## EXERCISE REQUIREMENTS
Using the records below, copy exactly the part that opens with the line holding "Generate a Python" and closes with the line holding "markersize=18, mew=1.5, ls='none')", minus the pictures.

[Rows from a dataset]
┄┄┄┄┄┄┄┄┄┄┄┄┄┄┄┄┄┄┄┄
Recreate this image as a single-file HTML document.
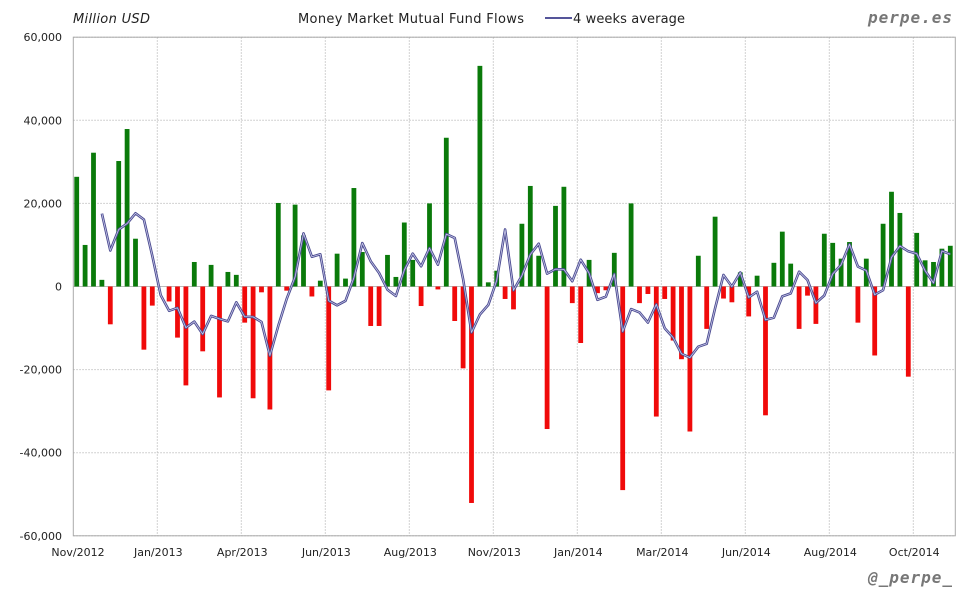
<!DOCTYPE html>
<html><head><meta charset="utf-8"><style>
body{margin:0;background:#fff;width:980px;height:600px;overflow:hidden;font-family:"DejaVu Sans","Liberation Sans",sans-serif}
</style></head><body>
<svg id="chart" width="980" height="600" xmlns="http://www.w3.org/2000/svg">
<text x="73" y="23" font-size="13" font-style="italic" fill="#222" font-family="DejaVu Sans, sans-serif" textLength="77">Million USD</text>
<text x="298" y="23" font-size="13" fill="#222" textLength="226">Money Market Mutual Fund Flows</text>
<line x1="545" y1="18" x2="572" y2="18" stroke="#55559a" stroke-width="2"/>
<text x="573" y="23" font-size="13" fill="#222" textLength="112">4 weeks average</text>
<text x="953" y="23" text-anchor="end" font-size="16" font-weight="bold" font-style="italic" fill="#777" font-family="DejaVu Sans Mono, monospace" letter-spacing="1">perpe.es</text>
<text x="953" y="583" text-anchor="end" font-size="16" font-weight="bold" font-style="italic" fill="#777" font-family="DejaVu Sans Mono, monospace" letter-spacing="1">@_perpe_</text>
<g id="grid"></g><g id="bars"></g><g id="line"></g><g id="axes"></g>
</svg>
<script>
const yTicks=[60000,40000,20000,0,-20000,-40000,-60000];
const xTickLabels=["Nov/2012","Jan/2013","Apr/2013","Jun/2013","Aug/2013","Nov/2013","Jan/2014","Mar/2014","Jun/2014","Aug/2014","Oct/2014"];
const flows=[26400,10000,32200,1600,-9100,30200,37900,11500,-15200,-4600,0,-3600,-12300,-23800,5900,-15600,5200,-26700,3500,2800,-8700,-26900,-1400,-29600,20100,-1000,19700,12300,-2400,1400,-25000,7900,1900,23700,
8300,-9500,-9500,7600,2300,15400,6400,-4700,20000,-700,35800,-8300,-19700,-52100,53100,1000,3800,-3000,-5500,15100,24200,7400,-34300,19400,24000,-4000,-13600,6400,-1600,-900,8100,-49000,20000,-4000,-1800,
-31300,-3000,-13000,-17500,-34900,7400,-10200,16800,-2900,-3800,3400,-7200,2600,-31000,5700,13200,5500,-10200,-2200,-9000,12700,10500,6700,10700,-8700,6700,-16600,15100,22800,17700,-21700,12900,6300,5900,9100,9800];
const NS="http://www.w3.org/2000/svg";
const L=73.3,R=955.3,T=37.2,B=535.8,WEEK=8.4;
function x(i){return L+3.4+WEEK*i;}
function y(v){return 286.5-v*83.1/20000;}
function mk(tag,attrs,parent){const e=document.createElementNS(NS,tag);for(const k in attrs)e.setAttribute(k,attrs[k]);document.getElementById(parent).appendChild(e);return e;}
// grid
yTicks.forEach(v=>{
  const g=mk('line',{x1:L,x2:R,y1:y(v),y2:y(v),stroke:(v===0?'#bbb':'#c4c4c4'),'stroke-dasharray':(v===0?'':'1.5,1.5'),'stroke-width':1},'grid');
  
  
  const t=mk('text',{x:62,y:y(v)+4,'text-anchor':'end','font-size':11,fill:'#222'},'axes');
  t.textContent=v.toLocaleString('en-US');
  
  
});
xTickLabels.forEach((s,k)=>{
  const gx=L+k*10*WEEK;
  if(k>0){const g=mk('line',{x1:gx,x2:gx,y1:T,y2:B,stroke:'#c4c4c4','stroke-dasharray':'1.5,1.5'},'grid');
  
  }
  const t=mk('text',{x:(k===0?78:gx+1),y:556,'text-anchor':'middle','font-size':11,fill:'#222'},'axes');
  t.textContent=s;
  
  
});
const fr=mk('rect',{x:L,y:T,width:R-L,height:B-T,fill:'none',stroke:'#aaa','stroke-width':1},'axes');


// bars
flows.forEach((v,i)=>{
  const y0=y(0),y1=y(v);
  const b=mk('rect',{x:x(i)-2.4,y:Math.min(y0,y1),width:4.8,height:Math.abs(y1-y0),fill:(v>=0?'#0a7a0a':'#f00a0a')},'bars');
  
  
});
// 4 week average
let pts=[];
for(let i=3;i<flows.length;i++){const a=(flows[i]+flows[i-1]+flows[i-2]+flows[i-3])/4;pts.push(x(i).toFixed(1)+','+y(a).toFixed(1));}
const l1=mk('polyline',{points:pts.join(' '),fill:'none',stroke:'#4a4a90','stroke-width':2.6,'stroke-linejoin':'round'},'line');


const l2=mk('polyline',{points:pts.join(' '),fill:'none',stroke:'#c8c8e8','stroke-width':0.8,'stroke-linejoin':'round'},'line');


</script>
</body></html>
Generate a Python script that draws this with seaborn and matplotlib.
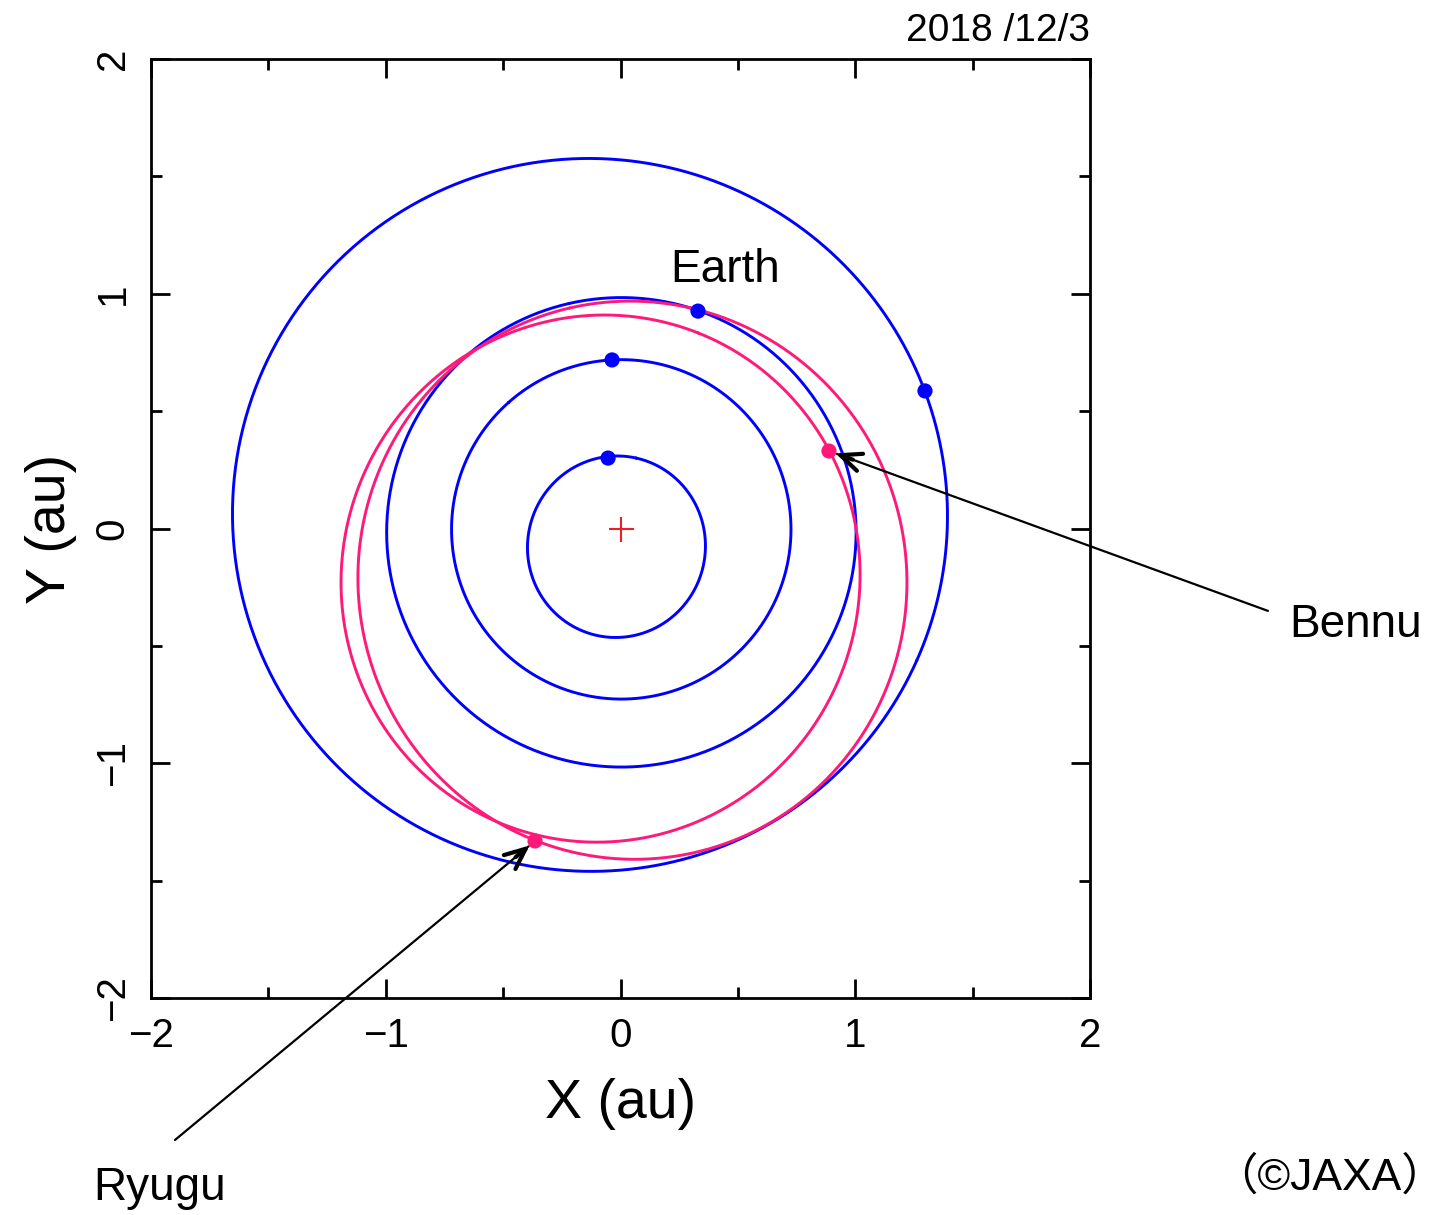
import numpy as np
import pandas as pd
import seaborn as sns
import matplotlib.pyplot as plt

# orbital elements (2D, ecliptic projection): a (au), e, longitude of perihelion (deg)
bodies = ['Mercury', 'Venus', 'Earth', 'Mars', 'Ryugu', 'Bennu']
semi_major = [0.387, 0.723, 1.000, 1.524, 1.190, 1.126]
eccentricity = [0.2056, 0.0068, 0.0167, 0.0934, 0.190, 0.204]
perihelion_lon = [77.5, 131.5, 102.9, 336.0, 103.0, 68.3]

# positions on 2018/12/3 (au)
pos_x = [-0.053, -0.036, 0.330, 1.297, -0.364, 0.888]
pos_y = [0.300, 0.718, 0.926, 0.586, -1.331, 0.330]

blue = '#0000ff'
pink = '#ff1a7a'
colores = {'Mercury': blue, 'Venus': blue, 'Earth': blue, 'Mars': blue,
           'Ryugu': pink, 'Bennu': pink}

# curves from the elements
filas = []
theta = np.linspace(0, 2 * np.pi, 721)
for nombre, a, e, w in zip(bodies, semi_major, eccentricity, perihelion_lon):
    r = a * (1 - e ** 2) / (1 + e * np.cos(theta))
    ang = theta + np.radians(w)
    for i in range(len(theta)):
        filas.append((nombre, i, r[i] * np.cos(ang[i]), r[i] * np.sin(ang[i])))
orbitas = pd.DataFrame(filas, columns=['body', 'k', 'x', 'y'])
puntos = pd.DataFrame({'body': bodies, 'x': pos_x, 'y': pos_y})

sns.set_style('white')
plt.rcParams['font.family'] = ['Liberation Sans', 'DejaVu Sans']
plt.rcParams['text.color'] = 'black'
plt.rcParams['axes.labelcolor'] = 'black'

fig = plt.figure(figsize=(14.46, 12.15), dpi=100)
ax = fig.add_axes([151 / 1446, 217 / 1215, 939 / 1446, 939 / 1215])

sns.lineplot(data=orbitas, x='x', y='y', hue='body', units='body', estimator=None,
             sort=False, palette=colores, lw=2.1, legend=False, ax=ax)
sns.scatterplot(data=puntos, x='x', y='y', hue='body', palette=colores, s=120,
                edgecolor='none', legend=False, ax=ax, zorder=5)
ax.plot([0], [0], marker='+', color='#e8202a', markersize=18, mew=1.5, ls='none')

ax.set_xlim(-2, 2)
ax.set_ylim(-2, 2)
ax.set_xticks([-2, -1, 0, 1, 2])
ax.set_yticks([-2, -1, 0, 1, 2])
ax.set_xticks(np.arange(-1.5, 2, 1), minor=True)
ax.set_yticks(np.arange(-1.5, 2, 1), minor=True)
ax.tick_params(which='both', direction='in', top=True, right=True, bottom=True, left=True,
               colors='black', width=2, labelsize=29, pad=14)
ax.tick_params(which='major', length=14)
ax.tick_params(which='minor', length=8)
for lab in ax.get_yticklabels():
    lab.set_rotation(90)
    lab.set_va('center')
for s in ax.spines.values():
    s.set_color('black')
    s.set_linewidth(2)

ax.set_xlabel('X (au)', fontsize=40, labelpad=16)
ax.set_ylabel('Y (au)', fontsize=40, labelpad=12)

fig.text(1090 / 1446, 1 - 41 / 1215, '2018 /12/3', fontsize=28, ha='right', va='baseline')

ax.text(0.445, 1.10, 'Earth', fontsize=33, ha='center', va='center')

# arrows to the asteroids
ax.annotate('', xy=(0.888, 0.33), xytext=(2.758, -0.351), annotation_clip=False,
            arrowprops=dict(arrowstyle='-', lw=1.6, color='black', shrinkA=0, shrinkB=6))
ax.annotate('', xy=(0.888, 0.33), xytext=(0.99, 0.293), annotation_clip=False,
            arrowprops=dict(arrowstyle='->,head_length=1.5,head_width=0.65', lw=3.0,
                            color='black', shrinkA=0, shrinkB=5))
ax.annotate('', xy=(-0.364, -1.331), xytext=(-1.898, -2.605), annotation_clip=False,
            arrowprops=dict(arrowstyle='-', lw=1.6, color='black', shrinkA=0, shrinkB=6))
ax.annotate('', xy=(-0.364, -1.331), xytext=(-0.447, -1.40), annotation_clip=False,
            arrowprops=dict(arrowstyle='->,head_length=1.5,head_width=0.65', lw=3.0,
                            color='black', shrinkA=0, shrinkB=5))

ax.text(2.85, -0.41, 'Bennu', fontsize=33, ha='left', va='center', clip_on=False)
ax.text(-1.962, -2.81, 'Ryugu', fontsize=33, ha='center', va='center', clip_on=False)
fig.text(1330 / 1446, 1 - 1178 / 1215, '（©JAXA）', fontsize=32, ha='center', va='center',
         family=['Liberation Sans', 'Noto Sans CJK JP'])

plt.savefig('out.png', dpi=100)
┄┄┄┄┄┄┄┄┄┄┄┄┄┄┄┄┄┄┄┄
## FULL OUTPUT
Generate a Python script that draws this with seaborn and matplotlib.
import numpy as np
import pandas as pd
import seaborn as sns
import matplotlib.pyplot as plt

# orbital elements (2D, ecliptic projection): a (au), e, longitude of perihelion (deg)
bodies = ['Mercury', 'Venus', 'Earth', 'Mars', 'Ryugu', 'Bennu']
semi_major = [0.387, 0.723, 1.000, 1.524, 1.190, 1.126]
eccentricity = [0.2056, 0.0068, 0.0167, 0.0934, 0.190, 0.204]
perihelion_lon = [77.5, 131.5, 102.9, 336.0, 103.0, 68.3]

# positions on 2018/12/3 (au)
pos_x = [-0.053, -0.036, 0.330, 1.297, -0.364, 0.888]
pos_y = [0.300, 0.718, 0.926, 0.586, -1.331, 0.330]

blue = '#0000ff'
pink = '#ff1a7a'
colores = {'Mercury': blue, 'Venus': blue, 'Earth': blue, 'Mars': blue,
           'Ryugu': pink, 'Bennu': pink}

# curves from the elements
filas = []
theta = np.linspace(0, 2 * np.pi, 721)
for nombre, a, e, w in zip(bodies, semi_major, eccentricity, perihelion_lon):
    r = a * (1 - e ** 2) / (1 + e * np.cos(theta))
    ang = theta + np.radians(w)
    for i in range(len(theta)):
        filas.append((nombre, i, r[i] * np.cos(ang[i]), r[i] * np.sin(ang[i])))
orbitas = pd.DataFrame(filas, columns=['body', 'k', 'x', 'y'])
puntos = pd.DataFrame({'body': bodies, 'x': pos_x, 'y': pos_y})

sns.set_style('white')
plt.rcParams['font.family'] = ['Liberation Sans', 'DejaVu Sans']
plt.rcParams['text.color'] = 'black'
plt.rcParams['axes.labelcolor'] = 'black'

fig = plt.figure(figsize=(14.46, 12.15), dpi=100)
ax = fig.add_axes([151 / 1446, 217 / 1215, 939 / 1446, 939 / 1215])

sns.lineplot(data=orbitas, x='x', y='y', hue='body', units='body', estimator=None,
             sort=False, palette=colores, lw=2.1, legend=False, ax=ax)
sns.scatterplot(data=puntos, x='x', y='y', hue='body', palette=colores, s=120,
                edgecolor='none', legend=False, ax=ax, zorder=5)
ax.plot([0], [0], marker='+', color='#e8202a', markersize=18, mew=1.5, ls='none')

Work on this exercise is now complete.